Pour sa première exposition post-4 août, la galerie Agial a choisi d’accrocher des « œuvres noires » de Bassam Kahwaji, évocatrices de « ce qui fut un jour construit »...

« La peinture est un couperet qui dans l’éternité saisit l’instant qui l’a éblouie »

Chez Bassam Kahwaji, le noir est proéminent, même mâtiné de bleu...

D’emblée, l’influence de Pierre Soulages sur Bassam Kahwaji saute aux yeux de quiconque pénètre à la galerie Agial. Comme chez le fameux peintre français (mais évidemment toutes proportions gardées), le noir est omniprésent dans la série d’œuvres que l’artiste libanais présente jusqu’au 7 novembre au sein de l’espace d’exposition de la rue Abdel-Aziz, à Hamra. Un noir qui s’accorde avec l’ambiance générale d’un Liban qui traverse l’une de ses périodes les plus sombres. Un noir proéminent, qui même mâtiné de brun, de pourpre, de bleu, de gris-vert, voire d’un halo rose et jaune, reste l’expression d’une cruelle réalité transposée picturalement de manière rigoureusement abstraite.

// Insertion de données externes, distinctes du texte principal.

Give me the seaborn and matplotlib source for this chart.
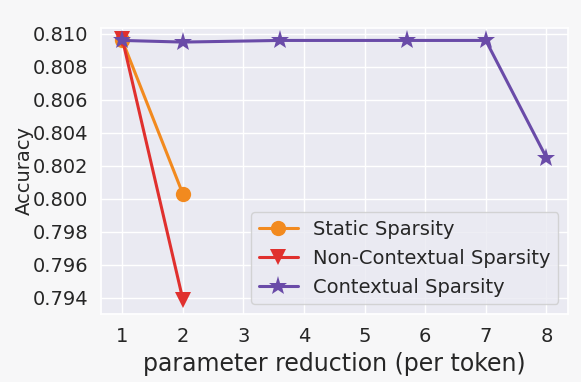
import matplotlib
matplotlib.use("Agg")
import matplotlib.pyplot as plt
import seaborn as sns
import pandas as pd

# values
static_x = [1, 2]
static_acc = [0.8096, 0.8003]

noncontext_x = [1, 2]
noncontext_acc = [0.8097, 0.7939]

context_x = [1, 2, 3.6, 5.7, 7, 8]
context_acc = [0.8096, 0.8095, 0.8096, 0.8096, 0.8096, 0.8025]

x_ticks = [1, 2, 3, 4, 5, 6, 7, 8]
y_ticks = [0.794, 0.796, 0.798, 0.800, 0.802, 0.804, 0.806, 0.808, 0.810]

sns.set_theme(style="darkgrid")

fig = plt.figure(figsize=(5.81, 3.82), dpi=100, facecolor="#f7f7f8")
ax = fig.add_axes([0.174, 0.178, 0.804, 0.749])

series = [
    ("Static Sparsity", static_x, static_acc, "#f28a1f", "o", 11),
    ("Non-Contextual Sparsity", noncontext_x, noncontext_acc, "#e0302e", "v", 11),
    ("Contextual Sparsity", context_x, context_acc, "#6a4ba8", "*", 14),
]

for name, xs, ys, color, marker, ms in series:
    df = pd.DataFrame({"x": xs, "acc": ys})
    sns.lineplot(data=df, x="x", y="acc", ax=ax, color=color, marker=marker,
                 markersize=ms, linewidth=2.2, markeredgewidth=0, label=name)

ax.set_xlim(0.65, 8.36)
ax.set_ylim(0.79303, 0.81036)
ax.set_xticks(x_ticks)
ax.set_yticks(y_ticks)
ax.set_yticklabels([f"{v:.3f}" for v in y_ticks])
ax.tick_params(labelsize=14)
ax.set_xlabel("parameter reduction (per token)", fontsize=17)
ax.set_ylabel("Accuracy", fontsize=14, labelpad=-1)
ax.legend(loc="lower right", fontsize=14)

fig.savefig("out.png", dpi=100, facecolor=fig.get_facecolor())
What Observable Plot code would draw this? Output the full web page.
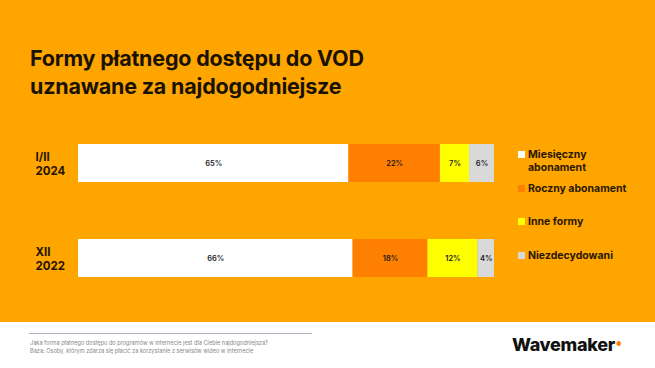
<!DOCTYPE html>
<html>
<head>
<meta charset="utf-8">
<script src="https://cdn.jsdelivr.net/npm/d3@7"></script>
<script src="https://cdn.jsdelivr.net/npm/@observablehq/plot@0.6"></script>
<style>
  html, body { margin: 0; padding: 0; }
  body { width: 655px; height: 368px; position: relative; overflow: hidden; background: #fff; font-family: Inter, "Noto Sans", sans-serif; }
  #bg { position: absolute; left: 0; top: 0; width: 655px; height: 322px; background: #FFA500; }
  #title { position: absolute; left: 30px; top: 44px; margin: 0; font-size: 21.5px; line-height: 28px; font-weight: 700; color: #1a1200; letter-spacing: -0.2px; }
  #chart { position: absolute; left: 0; top: 0; }
  #legend { position: absolute; left: 518px; top: 0; font-size: 10.5px; font-weight: 700; color: #2a1800; line-height: 13px; }
  .li { position: absolute; left: 0; white-space: nowrap; padding-left: 10px; }
  .sw { position: absolute; left: 0; top: 3px; width: 7px; height: 7px; }
  #rule { position: absolute; left: 29px; top: 333px; width: 283px; height: 1px; background: #b9b0c4; }
  #note { position: absolute; left: 30px; top: 340px; font-size: 5.6px; line-height: 7.5px; color: #888; white-space: nowrap; }
  #logo { position: absolute; left: 512px; top: 334px; font-size: 18px; font-weight: 800; color: #111; letter-spacing: -0.3px; }
  #logo span { color: #FF7F00; font-size: 6px; vertical-align: 5px; margin-left: 1px; }
</style>
</head>
<body>
<div id="bg"></div>
<h1 id="title">Formy płatnego dostępu do VOD<br>uznawane za najdogodniejsze</h1>
<div id="chart"></div>
<div id="legend"></div>
<div id="rule"></div>
<div id="note">Jaka forma płatnego dostępu do programów w internecie jest dla Ciebie najdogodniejsza?<br>Baza: Osoby, którym zdarza się płacić za korzystanie z serwisów wideo w internecie</div>
<div id="logo">Wavemaker<span>●</span></div>
<script>
const periods = ["I/II\n2024", "XII\n2022"];
const categories = ["Miesięczny abonament", "Roczny abonament", "Inne formy", "Niezdecydowani"];
const colors = ["#FFFFFF", "#FF8000", "#FFFF00", "#D9D9D9"];
const values2024 = [65, 22, 7, 6];
const values2022 = [66, 18, 12, 4];

const data = [];
categories.forEach((c, i) => {
  data.push({period: periods[0], category: c, value: values2024[i]});
  data.push({period: periods[1], category: c, value: values2022[i]});
});

const chart = Plot.plot({
  width: 655,
  height: 322,
  marginLeft: 78,
  marginRight: 161,
  marginTop: 124,
  marginBottom: 26,
  style: {background: "transparent", fontFamily: "Inter, 'Noto Sans', sans-serif"},
  x: {domain: [0, 100], axis: null},
  y: {domain: periods, paddingInner: 0.6, paddingOuter: 0.2, label: null},
  color: {domain: categories, range: colors},
  marks: [
    Plot.barX(data, Plot.stackX({x: "value", y: "period", fill: "category", order: categories})),
    Plot.text(data, Plot.stackX({x: "value", y: "period", z: "category", order: categories,
      text: d => d.value + "%", fill: "#1a1a1a", fontSize: 7.5, fontWeight: 600})),
    Plot.axisY({tickSize: 0, tickPadding: 0, textAnchor: "start", dx: -43, fontSize: 11.5, fontWeight: 700,
      fill: "#1f1400", lineHeight: 1.25, label: null})
  ]
});
document.getElementById("chart").appendChild(chart);

const legendTops = [148, 182, 215, 249];
const legend = document.getElementById("legend");
categories.forEach((c, i) => {
  const d = document.createElement("div");
  d.className = "li";
  d.style.top = legendTops[i] + "px";
  const label = i === 0 ? "Miesięczny<br>abonament" : c;
  d.innerHTML = `<div class="sw" style="background:${colors[i]}"></div>${label}`;
  legend.appendChild(d);
});
</script>
</body>
</html>
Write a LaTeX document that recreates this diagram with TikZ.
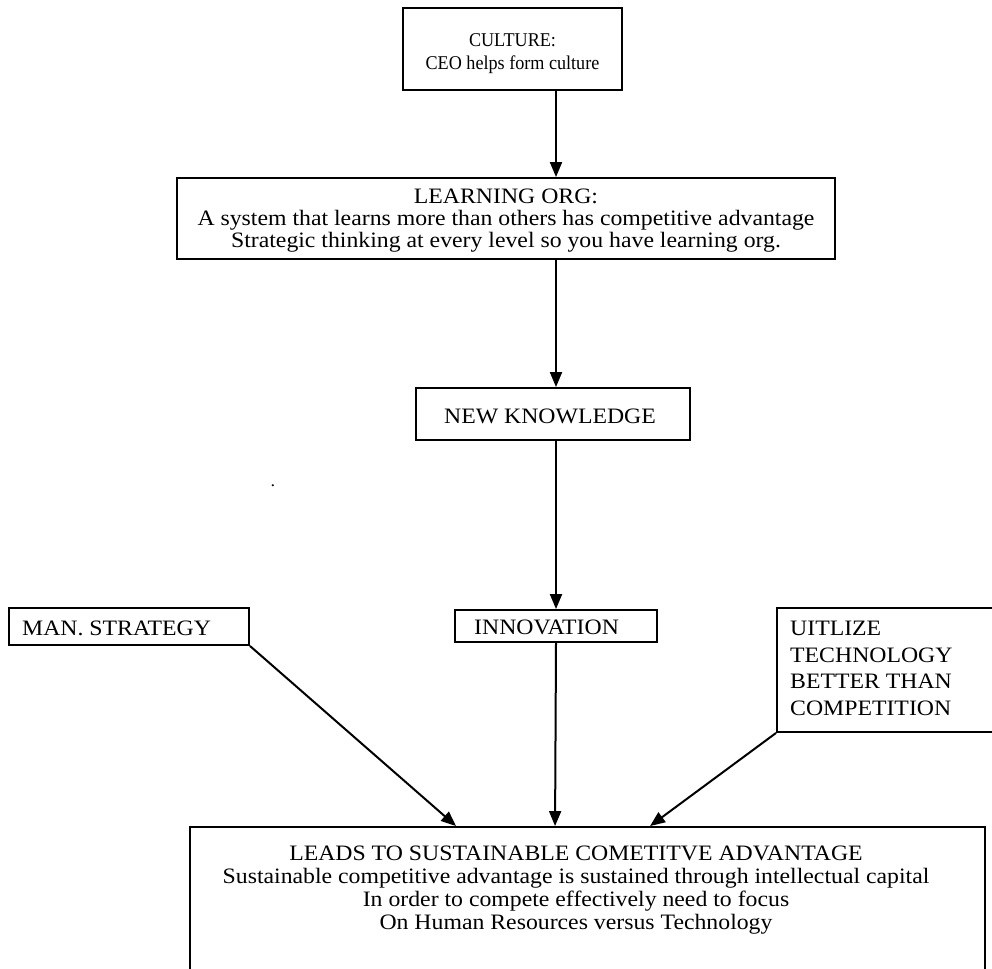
\documentclass[tikz,border=0pt]{standalone}
\usepackage{fontspec}
\setmainfont[FakeStretch=1.08]{Liberation Serif}
\newfontfamily\culturefont[FakeStretch=0.93]{Liberation Serif}
\usetikzlibrary{arrows.meta}
\begin{document}
\begin{tikzpicture}[x=1pt,y=-1pt,
  box/.style={draw, line width=1.9pt, inner sep=0pt},
  txt/.style={inner sep=0pt, align=center, font=\fontsize{22}{22}\selectfont},
  ltxt/.style={inner sep=0pt, align=left, font=\fontsize{22}{26.5}\selectfont, anchor=north west},
  conn/.style={line width=2pt, -{Triangle[length=15pt,width=12pt]}}]
\useasboundingbox (0,0) rectangle (992,968);
\coordinate (ax) at (556,0);
% boxes
\node[box, minimum width=219pt, minimum height=82pt] (cult) at (512.5,49) {};
\node[txt, font=\culturefont\fontsize{19.5}{23}\selectfont] (culttxt) at (512.5,54) {CULTURE:\\CEO helps form culture};
\node[box, minimum width=658pt, minimum height=81pt] (learn) at (506,218.5) {};
\node[txt] (learntxt) at (506,221) {LEARNING ORG:\\A system that learns more than others has competitive advantage\\Strategic thinking at every level so you have learning org.};
\node[box, minimum width=274pt, minimum height=52pt] (newk) at (553,414) {};
\node[txt] (newktxt) at (550,416) {NEW KNOWLEDGE};
\node[box, minimum width=202pt, minimum height=32pt] (innov) at (556,626) {};
\node[txt, anchor=west] (innovtxt) at (474,627) {INNOVATION};
\node[box, minimum width=240pt, minimum height=37pt] (man) at (129,626.5) {};
\node[txt, anchor=west] (mantxt) at (22,628) {MAN. STRATEGY};
\node[box, minimum width=230pt, minimum height=124pt] (util) at (892,670) {};
\node[ltxt] (utiltxt) at (790,621) {UITLIZE\\TECHNOLOGY\\BETTER THAN\\COMPETITION};
\node[box, minimum width=795pt, minimum height=160pt] (lead) at (587.5,907) {};
\node[txt, font=\fontsize{22}{23}\selectfont] (leadtxt) at (576,890) {LEADS TO SUSTAINABLE COMETITVE ADVANTAGE\\Sustainable competitive advantage is sustained through intellectual capital\\In order to compete effectively need to focus\\On Human Resources versus Technology};
\node[inner sep=0pt, font=\fontsize{17}{20}\selectfont] (dot) at (273,486) {.};
% connectors
\draw[conn] (cult.south -| ax) -- (learn.north -| ax);
\draw[conn] (learn.south -| ax) -- (newk.north -| ax);
\draw[conn] (newk.south -| ax) -- (innov.north -| ax);
\draw[conn] (innov.south) -- ([xshift=366pt]lead.north west);
\draw[conn] (man.south east) -- ([xshift=267pt]lead.north west);
\draw[conn] (util.south west) -- ([xshift=461pt]lead.north west);
\end{tikzpicture}
\end{document}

Un choix d’accrochage qui semble, d’ailleurs, être en lui-même un discret hommage à Firas Dahwish, fidèle collaborateur de Saleh Baraket et figure centrale sinon pivot de la galerie Agial, cruellement disparu dans l’explosion du port de Beyrouth.

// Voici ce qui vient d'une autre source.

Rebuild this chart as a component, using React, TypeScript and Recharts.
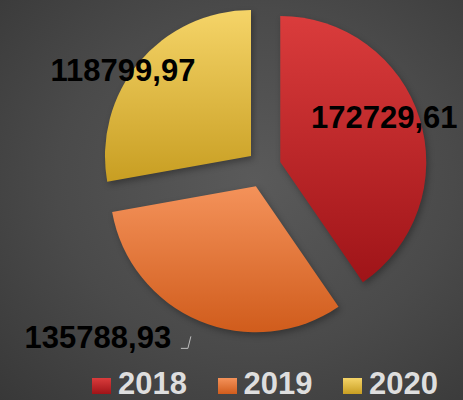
import React from "react"
import { PieChart, Pie, Cell, Legend } from "recharts"

const years = ["2018", "2019", "2020"]
const values = [172729.61, 135788.93, 118799.97]

const topColors = ["#da3c3c", "#f4925a", "#f5d468"]
const bottomColors = ["#9f1418", "#d05c1c", "#c89e22"]

const W = 463
const H = 400
const centerX = 264
const centerY = 167
const radius = 146
const explode = [17, 21, 17]

// label offsets from each slice's own apex (center x, baseline)
const labelOffsets = [
  { dx: 104, dy: -34 },
  { dx: -158, dy: 162 },
  { dx: -128, dy: -75 },
]

const total = values.reduce((a, b) => a + b, 0)
const mids: number[] = []
{
  let acc = 0
  values.forEach((v) => {
    mids.push(((acc + v / 2) / total) * 2 * Math.PI)
    acc += v
  })
}
const centers = mids.map((a, i) => ({
  x: centerX + explode[i] * Math.sin(a),
  y: centerY - explode[i] * Math.cos(a),
}))

const data = years.map((y, i) => ({ name: y, value: values[i] }))
const fmt = (v: number) => v.toFixed(2).replace(".", ",")

const labelFont = "'Liberation Sans', Arial, sans-serif"

function makeLabel(k: number) {
  return (props: any) => {
    if (props.index !== k) return null
    const x = centers[k].x + labelOffsets[k].dx
    const y = centers[k].y + labelOffsets[k].dy
    return (
      <g>
        <text
          x={x}
          y={y}
          textAnchor="middle"
          fill="#000"
          fontFamily={labelFont}
          fontWeight="bold"
          fontSize={31}
        >
          {fmt(values[k])}
        </text>
        {k === 1 && (
          <polyline
            points={`${x + 83},${y} ${x + 90},${y} ${x + 93},${y - 12}`}
            fill="none"
            stroke="#bfbfbf"
            strokeWidth={1}
          />
        )}
      </g>
    )
  }
}

function LegendContent() {
  return (
    <div style={{ position: "relative", width: W, height: 31 }}>
      {years.map((y, i) => (
        <div key={y} style={{ position: "absolute", left: 92 + i * 125.5, top: 0, height: 31 }}>
          <div
            style={{
              position: "absolute",
              left: 0,
              top: 10,
              width: 19,
              height: 16,
              background: `linear-gradient(${topColors[i]}, ${bottomColors[i]})`,
            }}
          />
          <span
            style={{
              position: "absolute",
              left: 26,
              top: 0,
              lineHeight: "31px",
              fontFamily: labelFont,
              fontWeight: "bold",
              fontSize: 31,
              color: "#dedede",
              whiteSpace: "nowrap",
            }}
          >
            {y}
          </span>
        </div>
      ))}
    </div>
  )
}

export default function App() {
  return (
    <div
      style={{
        position: "absolute",
        left: 0,
        top: 0,
        width: W,
        height: H,
        background: "radial-gradient(ellipse at 55% 45%, #5a5a5a 0%, #4a4a4a 55%, #383838 100%)",
        overflow: "hidden",
      }}
    >
      <PieChart width={W} height={H} margin={{ top: 0, right: 0, bottom: 0, left: 0 }}>
        <defs>
          {years.map((y, i) => (
            <linearGradient key={y} id={`grad${i}`} x1="0" y1="0" x2="0" y2="1">
              <stop offset="0%" stopColor={topColors[i]} />
              <stop offset="100%" stopColor={bottomColors[i]} />
            </linearGradient>
          ))}
        </defs>
        {years.map((y, k) => (
          <Pie
            key={y}
            data={data}
            dataKey="value"
            nameKey="name"
            cx={centers[k].x}
            cy={centers[k].y}
            outerRadius={radius}
            startAngle={90}
            endAngle={-270}
            stroke="none"
            label={makeLabel(k)}
            labelLine={false}
            isAnimationActive={false}
            legendType="none"
          >
            {data.map((d, i) => (
              <Cell
                key={d.name}
                fill={i === k ? `url(#grad${i})` : "none"}
                style={i === k ? { filter: "drop-shadow(2px 3px 3px rgba(0,0,0,0.3))" } : undefined}
              />
            ))}
          </Pie>
        ))}
        <Legend
          content={<LegendContent />}
          wrapperStyle={{ position: "absolute", left: 0, top: 368, width: W, height: 31 }}
        />
      </PieChart>
    </div>
  )
}
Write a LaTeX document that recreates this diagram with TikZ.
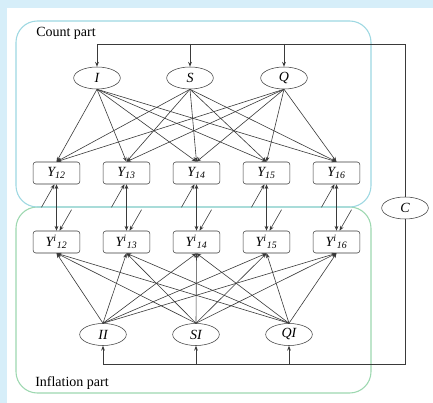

Un noir proéminent, même mâtiné de brun, dans les peintures de Bassam Kahwaji.

Noir, c’est noir

« La peinture est un couperet qui dans l’éternité saisit l’instant qui l’a éblouie. » Cet énoncé, tiré d’un texte de Rabih Haddad, intégré dans la scénographie de l’exposition, formule au mieux le geste et l’intention de l’artiste.

Marqué par des compositions où la forme rectangulaire brute et le clair-obscur dominent, les acryliques sur toiles ou sur papier de Bassam Kahwaji semblent avoir été élaborées dans un état de ressenti émotionnel puissant. Rythmées par l’alternance de vigoureux aplats verticaux et horizontaux, elles dégagent une certaine violence sous-jacente. Une énigmatique architecture, comme des variations sur un même thème, s’en profile dont semble suinter, parfois, de fins coulis de peinture… Des peintures qui ouvrent aux spectateurs un champ mental propice aux interprétations les plus diverses. On peut ainsi voir dans ces abstractions, réalisées en 2017 et 2018, des représentations symboliques d’une situation délétère, où tout semble s’effondrer, se déconstruire, se défaire, comme en proie à une apocalyptique déliquescence. Comme une allégorie picturale d’une totale dégradation libanaise annoncée…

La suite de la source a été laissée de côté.